■ Your instructions: Count how many lines contain the word "this". Respond with the number alone.

--- start Input records ---

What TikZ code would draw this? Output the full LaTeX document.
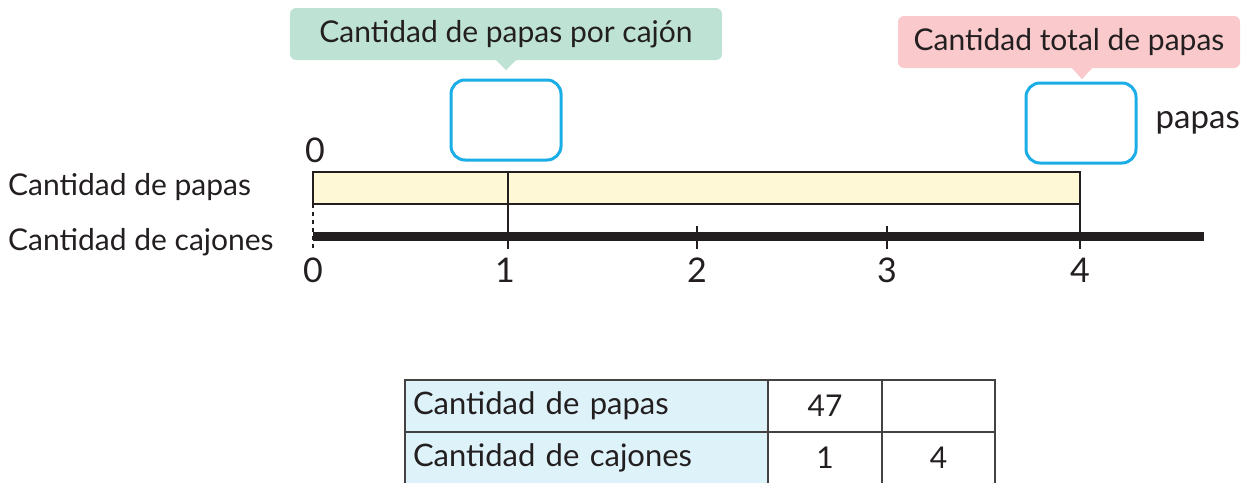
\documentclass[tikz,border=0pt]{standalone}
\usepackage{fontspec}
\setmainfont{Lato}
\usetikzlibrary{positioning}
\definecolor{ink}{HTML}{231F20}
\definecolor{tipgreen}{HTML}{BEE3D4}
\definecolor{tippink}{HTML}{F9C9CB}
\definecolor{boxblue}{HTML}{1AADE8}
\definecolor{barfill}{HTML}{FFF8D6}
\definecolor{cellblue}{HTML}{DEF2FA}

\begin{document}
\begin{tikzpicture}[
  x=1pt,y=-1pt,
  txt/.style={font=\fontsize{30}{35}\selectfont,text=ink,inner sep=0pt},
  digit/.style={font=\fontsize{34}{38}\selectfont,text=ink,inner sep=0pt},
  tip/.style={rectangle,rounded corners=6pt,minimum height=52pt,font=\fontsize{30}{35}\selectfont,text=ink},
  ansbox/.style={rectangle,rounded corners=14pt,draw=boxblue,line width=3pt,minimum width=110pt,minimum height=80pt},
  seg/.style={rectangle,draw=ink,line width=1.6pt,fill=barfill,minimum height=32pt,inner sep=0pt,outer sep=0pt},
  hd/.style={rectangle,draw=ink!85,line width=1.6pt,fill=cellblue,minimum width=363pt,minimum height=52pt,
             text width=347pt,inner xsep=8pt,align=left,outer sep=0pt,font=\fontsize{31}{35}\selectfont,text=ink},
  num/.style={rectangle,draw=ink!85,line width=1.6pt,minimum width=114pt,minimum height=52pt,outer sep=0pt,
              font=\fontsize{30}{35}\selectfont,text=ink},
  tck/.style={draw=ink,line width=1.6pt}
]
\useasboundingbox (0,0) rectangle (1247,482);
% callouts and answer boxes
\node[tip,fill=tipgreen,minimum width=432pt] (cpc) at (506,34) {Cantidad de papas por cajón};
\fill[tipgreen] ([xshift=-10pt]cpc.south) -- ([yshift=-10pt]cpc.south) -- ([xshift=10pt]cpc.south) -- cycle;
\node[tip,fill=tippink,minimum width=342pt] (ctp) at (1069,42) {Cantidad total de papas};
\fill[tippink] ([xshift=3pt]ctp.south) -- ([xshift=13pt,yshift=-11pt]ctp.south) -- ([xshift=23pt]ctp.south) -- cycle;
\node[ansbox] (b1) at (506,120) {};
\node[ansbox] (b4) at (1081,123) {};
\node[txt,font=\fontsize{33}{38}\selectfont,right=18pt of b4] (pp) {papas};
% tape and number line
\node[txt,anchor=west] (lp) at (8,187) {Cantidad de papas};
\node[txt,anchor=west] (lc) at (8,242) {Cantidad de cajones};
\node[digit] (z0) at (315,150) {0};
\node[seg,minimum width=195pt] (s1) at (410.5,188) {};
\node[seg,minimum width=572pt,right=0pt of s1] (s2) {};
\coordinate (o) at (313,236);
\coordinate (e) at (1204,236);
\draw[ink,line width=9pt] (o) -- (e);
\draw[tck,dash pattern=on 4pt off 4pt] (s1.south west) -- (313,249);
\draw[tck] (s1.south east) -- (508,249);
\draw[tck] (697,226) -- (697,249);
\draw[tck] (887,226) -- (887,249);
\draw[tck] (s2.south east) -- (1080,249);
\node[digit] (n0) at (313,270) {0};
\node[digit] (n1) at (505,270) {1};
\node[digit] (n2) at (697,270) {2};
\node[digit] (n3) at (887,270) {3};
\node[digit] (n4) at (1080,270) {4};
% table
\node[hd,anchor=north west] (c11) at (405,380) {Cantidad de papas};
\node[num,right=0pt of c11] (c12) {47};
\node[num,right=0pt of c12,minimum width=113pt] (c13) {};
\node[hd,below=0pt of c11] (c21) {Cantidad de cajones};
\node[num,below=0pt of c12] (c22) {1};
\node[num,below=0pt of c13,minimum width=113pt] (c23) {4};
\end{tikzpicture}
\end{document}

--- end Input records ---
--- start Input records ---

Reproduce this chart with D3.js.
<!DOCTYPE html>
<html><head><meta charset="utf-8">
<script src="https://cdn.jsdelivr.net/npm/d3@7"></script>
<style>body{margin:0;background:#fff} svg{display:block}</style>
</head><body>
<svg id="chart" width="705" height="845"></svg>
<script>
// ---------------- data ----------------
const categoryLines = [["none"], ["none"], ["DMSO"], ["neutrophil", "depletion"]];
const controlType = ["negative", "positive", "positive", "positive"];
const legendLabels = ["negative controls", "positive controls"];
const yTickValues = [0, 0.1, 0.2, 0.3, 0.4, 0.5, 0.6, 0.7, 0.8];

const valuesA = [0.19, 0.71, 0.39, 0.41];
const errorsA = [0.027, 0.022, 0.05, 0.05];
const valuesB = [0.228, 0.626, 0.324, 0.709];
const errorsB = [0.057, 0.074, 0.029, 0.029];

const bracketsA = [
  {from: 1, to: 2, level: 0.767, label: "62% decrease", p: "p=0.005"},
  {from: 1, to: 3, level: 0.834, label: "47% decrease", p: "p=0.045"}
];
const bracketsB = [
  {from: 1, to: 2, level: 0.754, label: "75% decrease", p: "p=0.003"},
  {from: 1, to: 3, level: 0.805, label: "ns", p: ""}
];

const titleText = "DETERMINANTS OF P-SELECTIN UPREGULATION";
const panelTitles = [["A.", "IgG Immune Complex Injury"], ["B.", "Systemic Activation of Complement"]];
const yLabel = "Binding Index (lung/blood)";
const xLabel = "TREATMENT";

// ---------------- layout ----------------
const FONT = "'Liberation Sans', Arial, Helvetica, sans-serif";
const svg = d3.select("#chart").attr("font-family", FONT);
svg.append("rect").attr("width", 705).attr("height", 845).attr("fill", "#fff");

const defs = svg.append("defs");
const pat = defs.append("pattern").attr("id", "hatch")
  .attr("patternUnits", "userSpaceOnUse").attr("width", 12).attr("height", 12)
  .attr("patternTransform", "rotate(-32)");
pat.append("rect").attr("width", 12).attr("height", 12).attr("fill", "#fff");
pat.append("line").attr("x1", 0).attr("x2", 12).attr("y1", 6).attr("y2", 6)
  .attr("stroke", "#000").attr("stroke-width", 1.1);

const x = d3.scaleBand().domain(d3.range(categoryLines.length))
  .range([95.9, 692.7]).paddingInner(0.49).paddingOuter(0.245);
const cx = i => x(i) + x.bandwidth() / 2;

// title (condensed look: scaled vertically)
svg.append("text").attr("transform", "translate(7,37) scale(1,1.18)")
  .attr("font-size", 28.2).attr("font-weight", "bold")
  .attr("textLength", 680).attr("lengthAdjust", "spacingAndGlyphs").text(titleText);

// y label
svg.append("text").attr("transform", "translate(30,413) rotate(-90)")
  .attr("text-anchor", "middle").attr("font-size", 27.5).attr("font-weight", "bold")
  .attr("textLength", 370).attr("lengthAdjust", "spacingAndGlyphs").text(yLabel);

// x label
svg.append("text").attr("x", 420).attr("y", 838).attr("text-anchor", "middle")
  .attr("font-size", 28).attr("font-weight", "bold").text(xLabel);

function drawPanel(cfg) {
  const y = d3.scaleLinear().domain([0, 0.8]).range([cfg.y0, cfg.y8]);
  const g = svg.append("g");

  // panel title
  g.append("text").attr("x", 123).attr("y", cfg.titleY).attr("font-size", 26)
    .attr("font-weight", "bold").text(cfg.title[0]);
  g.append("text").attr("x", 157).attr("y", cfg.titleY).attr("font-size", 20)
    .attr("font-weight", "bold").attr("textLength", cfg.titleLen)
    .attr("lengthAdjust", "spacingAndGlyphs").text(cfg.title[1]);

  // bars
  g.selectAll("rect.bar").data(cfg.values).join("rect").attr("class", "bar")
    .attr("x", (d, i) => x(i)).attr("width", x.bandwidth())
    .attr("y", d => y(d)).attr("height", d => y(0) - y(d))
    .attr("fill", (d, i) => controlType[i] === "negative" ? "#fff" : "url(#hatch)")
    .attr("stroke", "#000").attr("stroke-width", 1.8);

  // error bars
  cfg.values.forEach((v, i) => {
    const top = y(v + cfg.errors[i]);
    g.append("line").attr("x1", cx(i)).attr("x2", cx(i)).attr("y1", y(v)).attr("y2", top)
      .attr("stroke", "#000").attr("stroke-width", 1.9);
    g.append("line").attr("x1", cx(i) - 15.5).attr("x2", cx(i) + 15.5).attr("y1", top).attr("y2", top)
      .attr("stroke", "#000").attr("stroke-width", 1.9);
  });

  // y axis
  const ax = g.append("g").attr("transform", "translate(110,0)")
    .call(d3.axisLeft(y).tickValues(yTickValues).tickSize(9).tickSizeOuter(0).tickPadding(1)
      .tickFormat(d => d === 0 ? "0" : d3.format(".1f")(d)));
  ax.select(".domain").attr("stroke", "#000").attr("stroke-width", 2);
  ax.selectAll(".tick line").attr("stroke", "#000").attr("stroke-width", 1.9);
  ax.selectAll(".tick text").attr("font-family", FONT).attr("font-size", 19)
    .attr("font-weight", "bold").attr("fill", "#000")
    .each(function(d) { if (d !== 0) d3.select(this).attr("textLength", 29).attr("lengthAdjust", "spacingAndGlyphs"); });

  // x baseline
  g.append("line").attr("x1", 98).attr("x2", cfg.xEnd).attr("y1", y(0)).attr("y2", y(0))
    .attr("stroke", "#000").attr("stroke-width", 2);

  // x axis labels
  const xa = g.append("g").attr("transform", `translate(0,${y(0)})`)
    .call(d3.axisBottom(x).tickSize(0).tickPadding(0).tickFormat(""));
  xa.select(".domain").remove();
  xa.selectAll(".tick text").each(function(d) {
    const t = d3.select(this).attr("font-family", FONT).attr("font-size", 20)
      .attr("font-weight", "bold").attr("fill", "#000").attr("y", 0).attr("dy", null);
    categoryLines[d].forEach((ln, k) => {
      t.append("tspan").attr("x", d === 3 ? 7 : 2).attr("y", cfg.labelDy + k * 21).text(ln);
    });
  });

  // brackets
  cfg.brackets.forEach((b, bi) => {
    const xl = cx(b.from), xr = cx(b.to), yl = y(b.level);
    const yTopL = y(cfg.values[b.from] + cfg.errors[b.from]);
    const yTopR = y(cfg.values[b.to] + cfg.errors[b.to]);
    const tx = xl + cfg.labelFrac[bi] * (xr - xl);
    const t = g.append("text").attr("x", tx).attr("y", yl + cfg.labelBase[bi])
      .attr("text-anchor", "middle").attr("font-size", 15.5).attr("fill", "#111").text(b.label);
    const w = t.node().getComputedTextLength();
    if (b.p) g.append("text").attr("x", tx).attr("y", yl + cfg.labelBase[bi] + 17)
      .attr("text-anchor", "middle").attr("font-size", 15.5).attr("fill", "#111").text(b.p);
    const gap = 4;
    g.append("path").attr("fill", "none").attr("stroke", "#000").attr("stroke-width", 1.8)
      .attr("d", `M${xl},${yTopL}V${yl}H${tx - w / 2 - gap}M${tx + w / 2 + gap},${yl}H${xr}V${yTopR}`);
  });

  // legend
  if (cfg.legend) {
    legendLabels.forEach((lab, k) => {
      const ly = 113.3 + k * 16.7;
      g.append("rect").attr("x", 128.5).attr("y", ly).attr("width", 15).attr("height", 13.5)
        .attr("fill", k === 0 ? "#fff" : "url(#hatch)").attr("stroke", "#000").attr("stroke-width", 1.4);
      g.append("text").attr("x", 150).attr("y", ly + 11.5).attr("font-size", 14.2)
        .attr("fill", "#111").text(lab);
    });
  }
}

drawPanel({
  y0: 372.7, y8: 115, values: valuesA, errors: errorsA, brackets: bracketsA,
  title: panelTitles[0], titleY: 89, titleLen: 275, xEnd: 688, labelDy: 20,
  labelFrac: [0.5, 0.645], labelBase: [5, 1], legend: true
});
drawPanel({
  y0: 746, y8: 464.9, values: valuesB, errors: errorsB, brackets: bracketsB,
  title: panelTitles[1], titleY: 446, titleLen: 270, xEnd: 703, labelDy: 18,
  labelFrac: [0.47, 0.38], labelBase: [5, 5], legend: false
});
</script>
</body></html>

--- end Input records ---

■ Task response: 4